Apr 14, 2011

Bear with me!

Now, I am writing this blog to get my writing down. Many people throughout my whole life have told me I am a natural writer and they expect a publication at some point....what?!?!??? I mean I don't write for my own pleasure, and I certainly don't enjoy the restraints of proper grammar and good rhetoric. So why bother?


Understand that I think so much, I can never shut my thoughts off. Maybe that is just part of being female or maybe I don't "relax" enough at bedtime..but either way--it just doesn't shut off.  So, like I said in the first post, I have MANY random journals and notes and short stories and poems and songs recorded over the years in very many notebooks or journals. I think part of the purpose of this blog covers me sharing some of the work I have made so far.
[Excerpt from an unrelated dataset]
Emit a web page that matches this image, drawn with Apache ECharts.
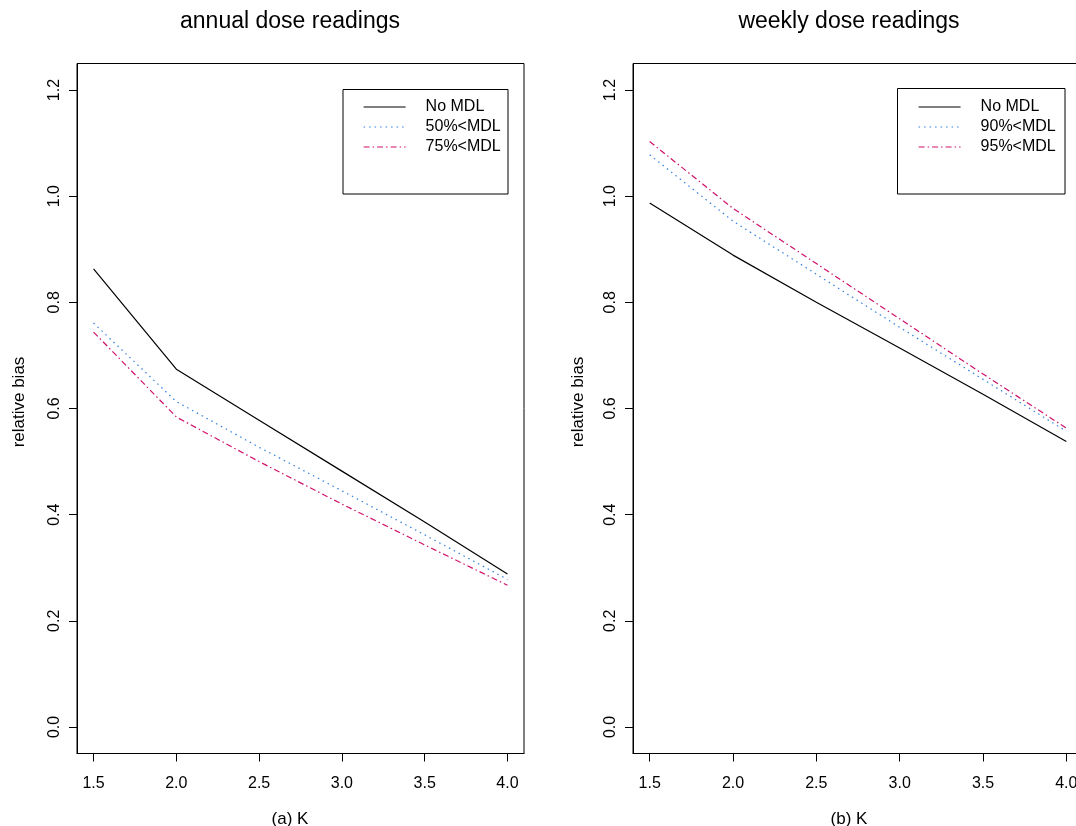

So I will do that, and it may be random, but my hope is that I can at some point look at this blog from start to where it presently ends and see a pattern, or a story, or a lesson....or all of the above!

but....I'm lazy! part 1

Something that has been on my heart over the past month is laziness. It started with the realization that my time is often spent thinking, therefore I do not watch movies or tv shows anymore. If I do, it is at the request of people I love or to catch the end of a season that I had been committed to all year, like Glee, Grey's Anatomy or Vampire Diaries. Granted, those shows are not keeping my best interests in mind, but I still push to watch them because of curiosity for the written work being produced. How will the stories end? Anyways. My point is, I don't listen to secular music 24/7, watch movies, read secular books or magazines, and play games anymore. I just don't have the time or the need.  Now, honestly, I am in my dorm room most of the day like whenever I don't have somewhere else to be. So really, it looks like Iam a slug, yes? I want to rebuke that. What good does it do me to be outside running errands all day? Or what about going to the gym or walking outside? If I'm inside, I'm reflecting on my thoughts, praying, doing homework, talking to others and praying for them, or resting for a short bit as the rest of my day will wear me out. I don't find that to be lazy. But there is more to come on this...just swallow that concept of filling time with entertainment. Does that mean we are lazy?

Apr 13, 2011

Keeping this post short.

Hey there! I have finally given in and am committing to a blog. I have started a few since middle school...forever ago...and a few journals and short stories as well.  Of course, nothing has ever been completed or updated on a more frequent basis than a few times a year! I am devoting my writing to the relationship I possess with God and why I am able to trust in His existence. I hope to share as much or as little, as often as He puts on my heart to do so, in hopes that someone out in the world may relate. It is a form of art, I suppose. This is making me vulnerable--which, in turn, reaches someone else who is vulnerable. Isn't that what art is? Someone creating something outside of themselves that shares who they are in some little or major way and that meaning reaches another person wherever they are in their life. Art. So, if for no other reason, this blog is my art. Thank you for stopping in!